Tom Dolan, an assistant director with the VHSL whose responsibilities include baseball rules, said he has received more than 1,000 phone calls, e-mails or texts related to bat questions, although the queries are subsiding as the season progresses.

“It would have probably been easier to follow everyone else,” said Dolan, a former baseball coach at New Kent and Lafayette high schools in the Williamsburg area. “But when the rule states one thing and the bat states something else, for us it cried potential liability issues for our member schools. I wouldn’t have changed anything we did, because it’s the right thing.”

Since last summer, the VHSL has regularly issued bulletins to schools about the new regulations, and umpires and at least one coach from each school were required to attend a preseason meeting that offered guidance about the bat changes.

Colonial Forge, Park View, Gar-Field and Hylton are among several area schools that have posted the new bat regulations on their team Web sites.

Part of the confusion in Virginia stems from the fact that there is more to a bat than its name. The 43 bats on the banned list are variations of 11 models. For example, there are three versions of the Rawlings 5150 bat. Two are legal and one is not, Dolan said. Markings and numberings on bats also can be similar.

Just about any wood bat is legal, but few if any high school players use wood in games because those bats have a smaller sweet spot on their barrels than metal bats. The only composite bats that the VHSL is allowing are those that meet the BBCOR (Batted Ball Coefficient of Restitution) standards. Also permitted are aluminum bats, aluminum alloy bats and aluminum barrel bats with composite handles that are BESR (Ball Exit Speed Ratio) certified.

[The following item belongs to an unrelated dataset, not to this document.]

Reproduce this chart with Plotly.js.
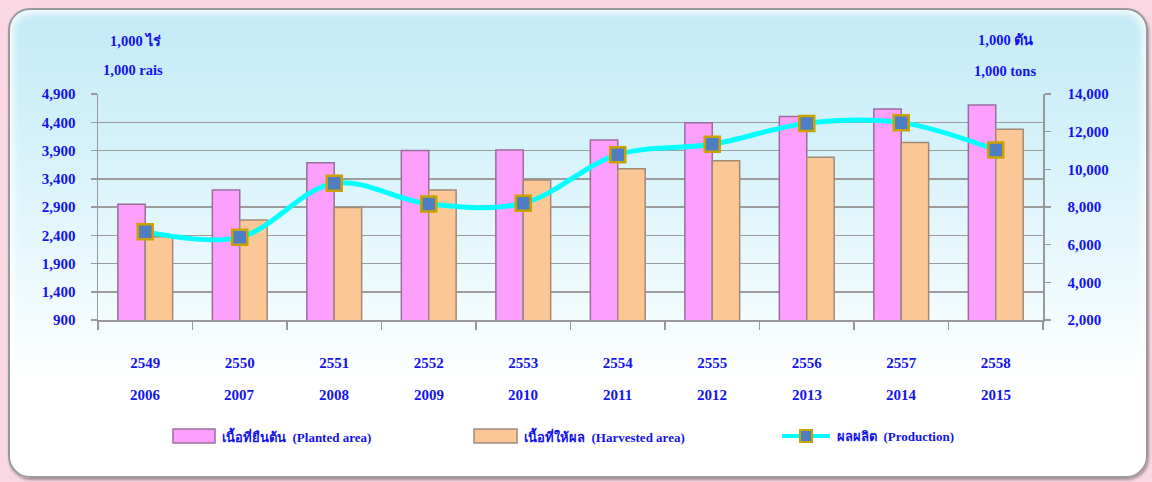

BBCOR bats, which act more like wood, are what NCAA baseball now uses and is the standard the NFHS will mandate next year for non-wood bats.

Elliot Hopkins, NFHS baseball rules committee liaison, said he did not know why Virginia decided to adopt the more restrictive standard and not the modified version of the original rule that 48 other states okayed. Individual state high school associations have the right to adopt more restrictive standards than what the NFHS allows.

“I hope their experiment works out and that it achieves the result they’re looking to get,” Hopkins said. “What that is I can’t answer. I don’t know what the end result was” supposed to be.